È stato condannato in via definitiva per i reati di sostituzione di persona e stalking con sentenza della Corte di Cassazione (n. 5683/2019), l’uomo che nascondendosi dietro falso profilo Facebook adescava minorenni per poi ricattarle

A confermare la sentenza di primo grado che condannava l’imputato per i delitti di sostituzione di persona e atti persecutori, anche la corte d’appello di Messina.

In giudizio si era accertato che quest’ultimo, con le false generalità di una figura femminile, contattava su Facebook due adolescenti, per poi molestarle, minacciandole di mettere in rete video che le riprendevano in atteggiamenti erotici, costringendole a masturbarsi in webcam e registrando i video sul proprio PC.

Il ricorso per Cassazione

A domandare la cassazione della sentenza impugnata fu lo stesso imputato che, tramite il proprio difensore di fiducia, denunciava la sua assoluta estraneità ai fatti.

Non era lui che si celava dietro quell’identità inventata, non era lui ad aver posto in essere quelle condotte oggetto di imputazione e di successiva condanna.

A supporto delle proprie ragioni deduceva la circostanza, tutt’altro che irrilevante, che le vittime non avevano mai visto né conosciuto l’autore delle molestie e dunque mancavo prove sufficienti a fondare la decisione emessa nei suoi confronti.

Ma per i giudici della Cassazione il ricorso è manifestamente infondato, in quanto, pacifica era la materialità delle condotte a lui riconducibili.

La sentenza impugnata aveva ampiamente argomentato sul punto.
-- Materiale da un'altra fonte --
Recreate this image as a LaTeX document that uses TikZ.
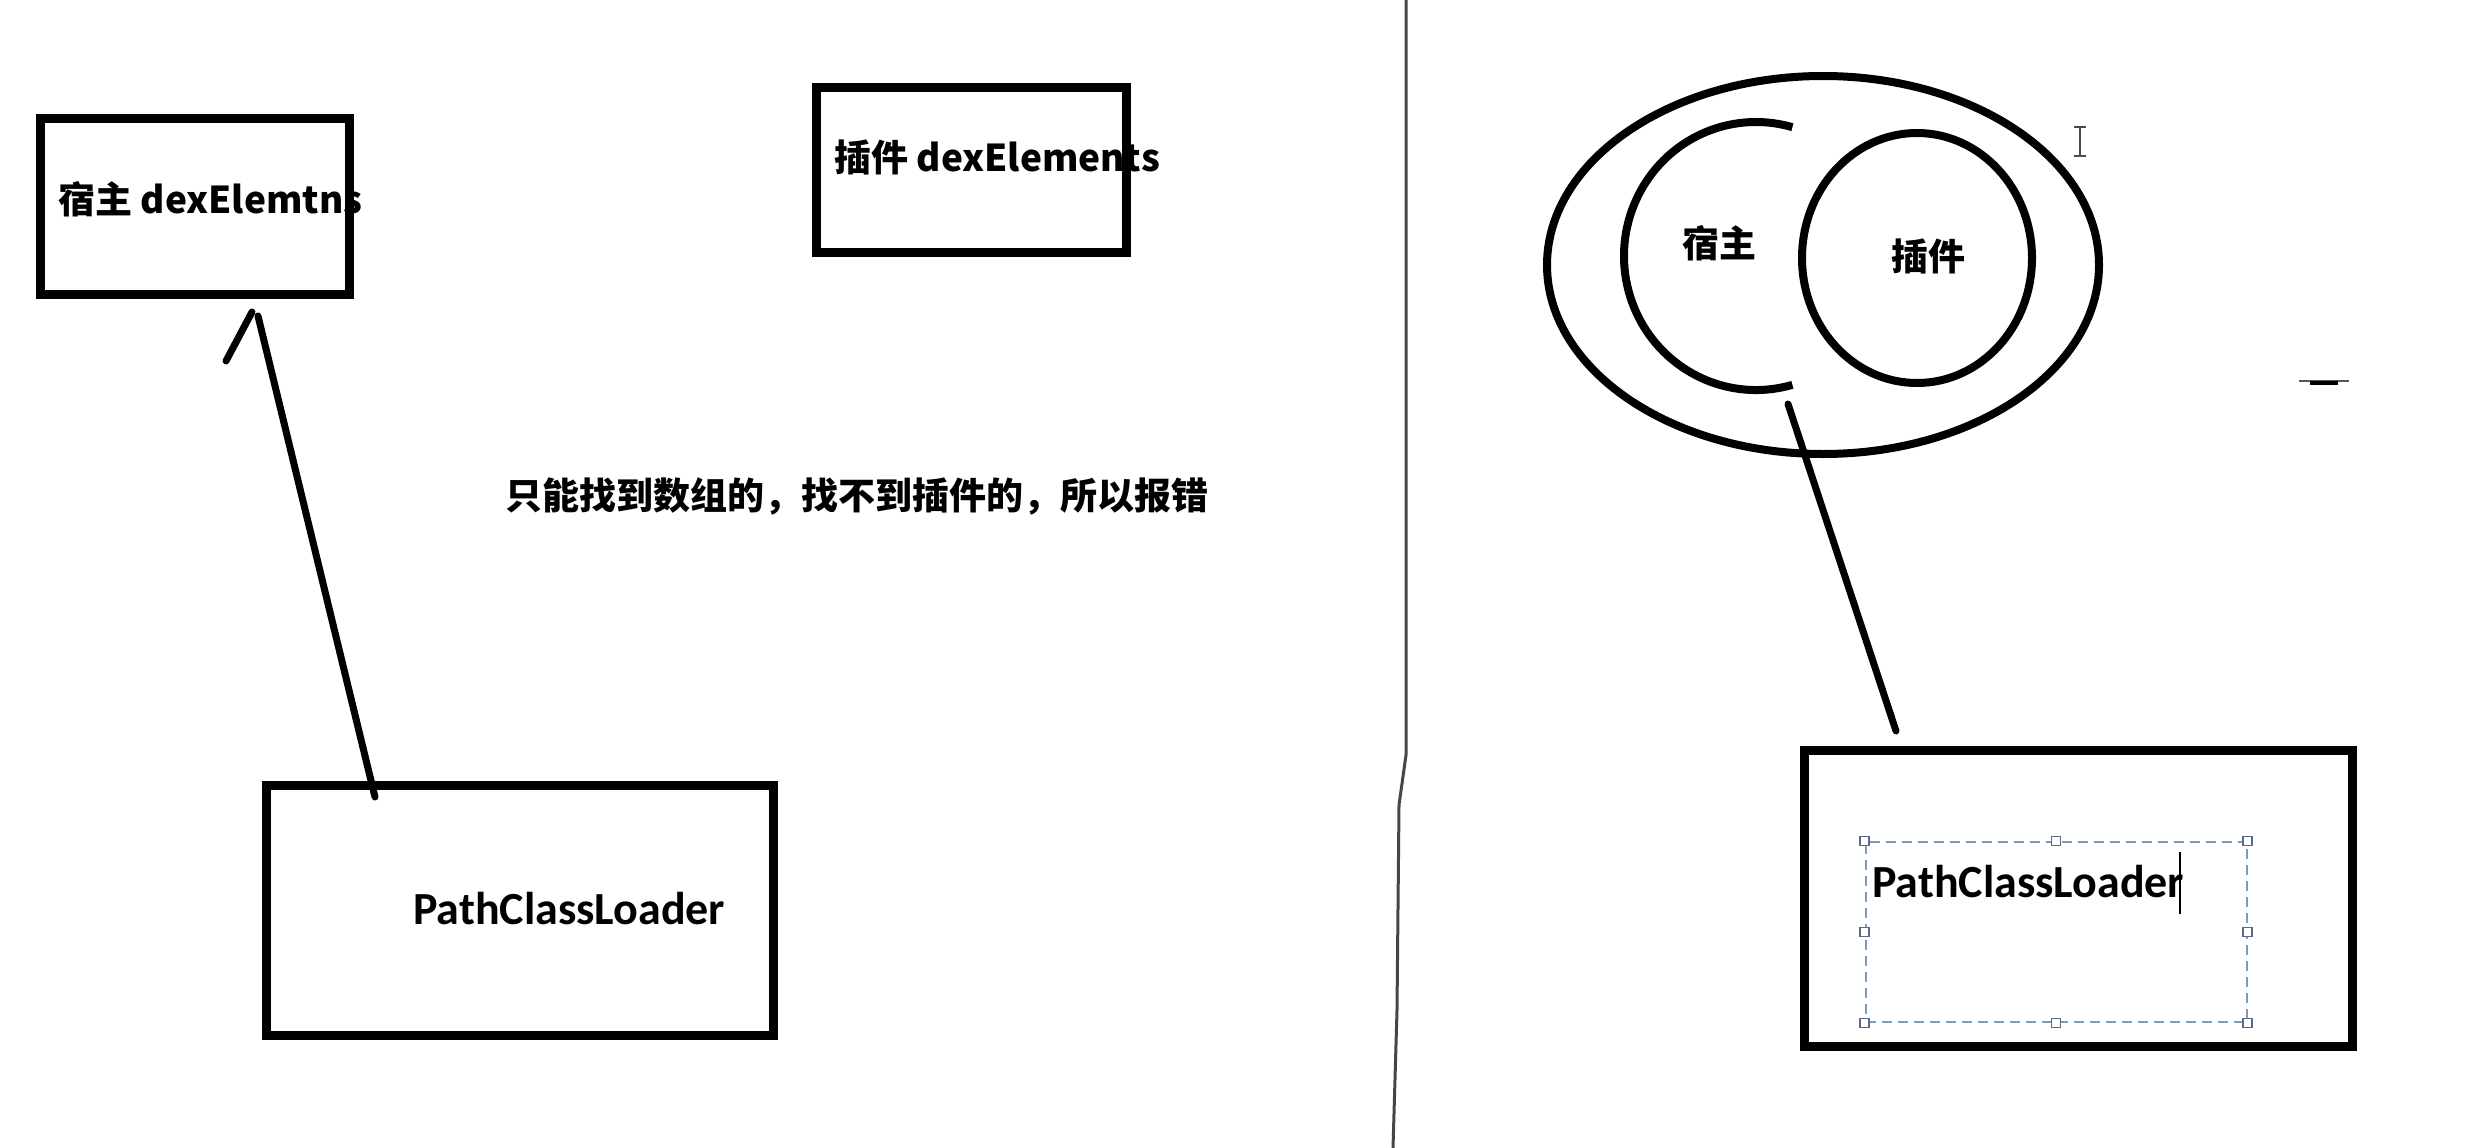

Non vi erano dubbi sulla corretta identificazione dell’autore del reato.  L’utenza telefonica da cui venivano inviati i messaggi e le richieste a sfondo erotico era intestata al padre dell’imputato e da questi utilizzata e, poi era stato egli stesso a darne conferma in sede di dichiarazioni spontanee.

Le dichiarazioni auto indizianti nel giudizio abbreviato

A tal proposito, i giudici Ermellini rammentano che nel giudizio abbreviato sono utilizzabili a fini di prova le dichiarazioni spontanee rese “contra se” dalla persona sottoposta alle indagini alla polizia giudiziaria, perché l’art. 350, comma 7, cod. proc. pen. ne limita l’inutilizzabilità esclusivamente al dibattimento (Sez. 5, n. 32015 del 15/03/2018; Sez. 5, n. 18048 del 01/02/2018,; Sez. U, n. 1150 del 25/09/2008).

Al contrario, nell’assunto difensivo era stata dedotta l’inammissibilità di tali dichiarazioni posto che esse sarebbero state acquisite senza la presenza del difensore.

Ma anche tale argomento non coglie nel segno.

E infatti, per le dichiarazioni spontanee disciplinate dal comma 7 dell’art. 350 c.p.p., non è prevista la presenza del difensore (Sez. 2, n. 2539 del 05/05/2000: “Il dovere imposto all’autorità giudiziaria ed alla polizia giudiziaria dall’art. 63, comma 2, cod. proc. pen., di non procedere all’esame quale testimone o persona informata sui fatti di colui che debba essere sentito fin dall’inizio in qualità di indagato o imputato, non trova applicazione nell’ipotesi in cui il soggetto sia stato avvertito di tale sua qualità e rilasci dichiarazioni spontanee, le quali, se assunte senza la presenza del difensore, rientrano nella disciplina di cui all’art. 350, comma 7, cod. proc. pen. e dunque, pur non essendo utilizzabili ai fini del giudizio salvo quanto previsto dall’art. 503, comma 3, cod. proc. pen., possono essere utilizzate nella fase delle indagini preliminari ed apprezzate ai fini della sussistenza dei gravi indizi di colpevolezza richiesti per l’applicazione di una misura cautelare, anche nei confronti di terzi“).

Per tutti questi motivi il ricorso dell’imputato è stato respinto e confermata in via definitiva la sua condanna.